Des variations modulaires, délimitées s’intègrent sans paradoxe et se dissolvent en volutes pour créer plusieurs espaces qui s'interpénètrent, participant à la composition mouvante, hybride.
« Je veux ces espaces libres, poétiques et sauvages. »
L’effet de perspective et de relief instaure une sensation de trajectoire qui laisse espérer mentalement que l’espace donné peut se déployer encore.

Le trait témoin et repère dessine alors une limite à franchir. Cette tentation transgressive ouvre tous les champs imaginaires. L’artiste puise in situ dans les carrières de son inconscient. Son procédé attire minutieusement l’œil vers une perception cérébrale des abîmes de sa pensée. Un poulet, un rôti, et d’autres représentations figuratives surgissent.
« J'éprouve une espèce d'empathie pour ces viandes bridées… »
Le réel prend alors corps laissant apparaître toute la contradiction entre abstrait et représentation.
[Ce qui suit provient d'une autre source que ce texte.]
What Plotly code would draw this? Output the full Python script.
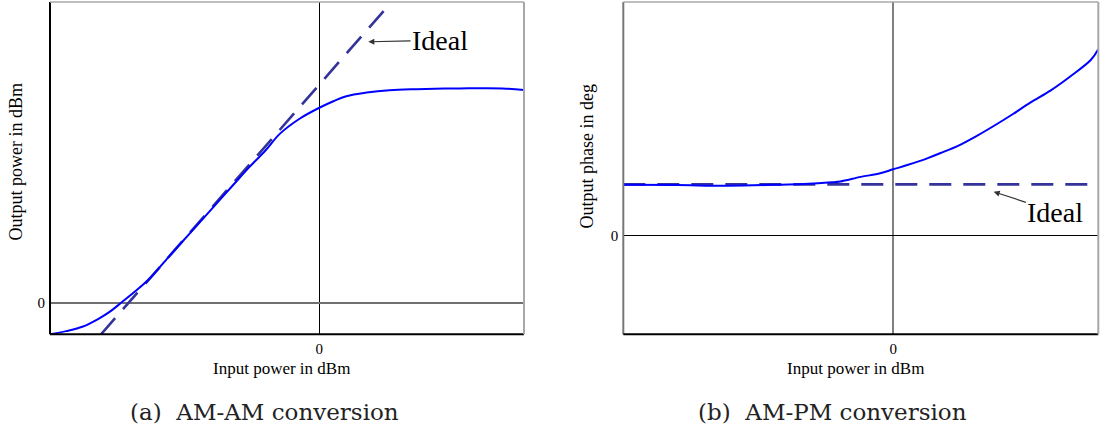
import plotly.graph_objects as go

# ---- AM-AM conversion (input power vs output power, dBm) ----
amam_in = [-25, -23.5, -22, -20.5, -19.4, -18.4, -17.2, -15.9, -14, -12, -10,
           -8, -6.5, -5, -3.65, -1.8, 0, 1.3, 2.5, 4.4, 6.5, 9, 13, 17, 19]
amam_out = [-2.56, -2.3, -1.95, -1.3, -0.7, 0.0, 0.85, 1.84, 3.7, 5.65, 7.6,
            9.55, 11.0, 12.35, 13.72, 14.95, 15.82, 16.35, 16.76, 17.06, 17.25,
            17.33, 17.39, 17.39, 17.25]
amam_ideal_in = [-20.3, 6.7]
amam_ideal_out = [-2.6, 24.4]

# ---- AM-PM conversion (input power vs output phase, deg) ----
ampm_in = [-25, -20, -15.3, -11, -8.3, -5.7, -4.9, -3.0, -1.2, 0, 1.3, 3.15,
           4.4, 6.1, 7.8, 9.5, 11.1, 12.7, 14.6, 16.4, 18.3, 19]
ampm_out = [9.9, 9.85, 9.73, 9.9, 10.06, 10.39, 10.55, 11.45, 12.14, 12.92,
            13.75, 15.06, 16.1, 17.6, 19.5, 21.6, 23.7, 25.9, 28.3, 31.0,
            34.2, 36.3]
ampm_ideal_in = [-25, 19]
ampm_ideal_out = [10, 10]

tick_vals = [0]
tick_text = ["0"]

SERIF = "Liberation Serif"
CURVE = "#0000ff"
IDEAL = "#33339a"
DASH = "22px,12px"

fig = go.Figure()

fig.add_trace(go.Scatter(x=amam_ideal_in, y=amam_ideal_out, mode="lines",
                         line=dict(color=IDEAL, width=2.6, dash=DASH),
                         xaxis="x", yaxis="y", showlegend=False))
fig.add_trace(go.Scatter(x=amam_in, y=amam_out, mode="lines",
                         line=dict(color=CURVE, width=2, shape="spline"),
                         xaxis="x", yaxis="y", showlegend=False))
fig.add_trace(go.Scatter(x=ampm_ideal_in, y=ampm_ideal_out, mode="lines",
                         line=dict(color=IDEAL, width=2.8, dash=DASH),
                         xaxis="x2", yaxis="y2", showlegend=False))
fig.add_trace(go.Scatter(x=ampm_in, y=ampm_out, mode="lines",
                         line=dict(color=CURVE, width=2, shape="spline"),
                         xaxis="x2", yaxis="y2", showlegend=False))

W, H = 1108, 432
ydom = [1 - 334.3 / H, 1 - 2 / H]

axis_common = dict(showgrid=False, showline=False, ticks="",
                   tickvals=tick_vals, ticktext=tick_text,
                   tickfont=dict(family=SERIF, size=15, color="black"))

fig.update_layout(
    width=W, height=H,
    margin=dict(l=0, r=0, t=0, b=0),
    paper_bgcolor="white", plot_bgcolor="white",
    xaxis=dict(domain=[50 / W, 524 / W], range=[-25, 19], anchor="y",
               zeroline=True, zerolinecolor="black", zerolinewidth=1,
               ticklabelstandoff=4, **axis_common),
    yaxis=dict(domain=ydom, range=[-2.56, 24.4], anchor="x",
               zeroline=True, zerolinecolor="#707070", zerolinewidth=2,
               ticklabelstandoff=4, **axis_common),
    xaxis2=dict(domain=[623.3 / W, 1098.3 / W], range=[-25, 19], anchor="y2",
                zeroline=True, zerolinecolor="#808080", zerolinewidth=2,
                ticklabelstandoff=4, **axis_common),
    yaxis2=dict(domain=ydom, range=[-19.2, 45.5], anchor="x2",
                zeroline=True, zerolinecolor="black", zerolinewidth=1.2,
                ticklabelstandoff=4, **axis_common),
)


def frame(xr, yr, left_color):
    edges = [
        (0, 0, 0, 1, left_color, 2),
        (0, 1, 0, 0, "black", 2),
        (0, 1, 1, 1, "#a8a8a8", 1.5),
        (1, 1, 0, 1, "#a8a8a8", 2),
    ]
    for x0, x1, y0, y1, c, w in edges:
        fig.add_shape(type="line", xref=xr, yref=yr, x0=x0, x1=x1, y0=y0, y1=y1,
                      line=dict(color=c, width=w), layer="above")


frame("x domain", "y domain", "black")
frame("x2 domain", "y2 domain", "#777777")


def label(text, x, y, size, angle=0, family=SERIF, color="black"):
    fig.add_annotation(text=text, xref="paper", yref="paper",
                       x=x / W, y=1 - y / H, xanchor="center", yanchor="middle",
                       textangle=angle, showarrow=False,
                       font=dict(family=family, size=size, color=color))


# axis titles
label("Input power in dBm", 281, 368.5, 17)
label("Input power in dBm", 855, 368.5, 17)
label("Output power in dBm", 15.5, 162, 18, angle=-90)
label("Output phase in deg", 586, 156.5, 18, angle=-90)

# "Ideal" pointers
fig.add_annotation(text="Ideal", xref="x", yref="y", x=4.55, y=21.17,
                   ax=71.7, ay=-1.7, showarrow=True, arrowhead=2,
                   arrowsize=1, arrowwidth=1.2, arrowcolor="#333333",
                   font=dict(family=SERIF, size=28, color="black"))
fig.add_annotation(text="Ideal", xref="x2", yref="y2", x=9.31, y=8.56,
                   ax=61.7, ay=20.3, showarrow=True, arrowhead=2,
                   arrowsize=1, arrowwidth=1.2, arrowcolor="#333333",
                   font=dict(family=SERIF, size=28, color="black"))

# captions
label("(a)  AM-AM conversion", 264, 412, 23, family="DejaVu Serif", color="#222222")
label("(b)  AM-PM conversion", 832, 412, 23, family="DejaVu Serif", color="#222222")

fig.write_html("out.html")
Les échelles de beiges, de blancs cassés enrobent des touches plus vives rouges, bleues, parfois jaunes. La variation des tons oscille et creuse l’espace, animant la toile d’une illusion de relief. Les compositions s’apparentent à des cartes topographiques ou des vues du ciel. Cette invitation au travelling arrière pictural nous permet de contempler un espace fictionnel qui évoque un autre paysage, une nature de l’intérieur vers l’extérieur.
« La nature m'inspire au quotidien dans ce qu'elle a de spontané, d'instinctif, d'organisé, de répétitif et d'archaïque. »

De l’organique au végétal, le vivant est une inspiration continuelle. Les espaces intuitifs domptent la persistance de l’inconnu. Christine Curtenelle a cette façon bien à elle de porter attention aux accidents, de hiérarchiser et sublimer les fragments, ces failles de l’essence originelle qui pourraient se dire toujours autrement.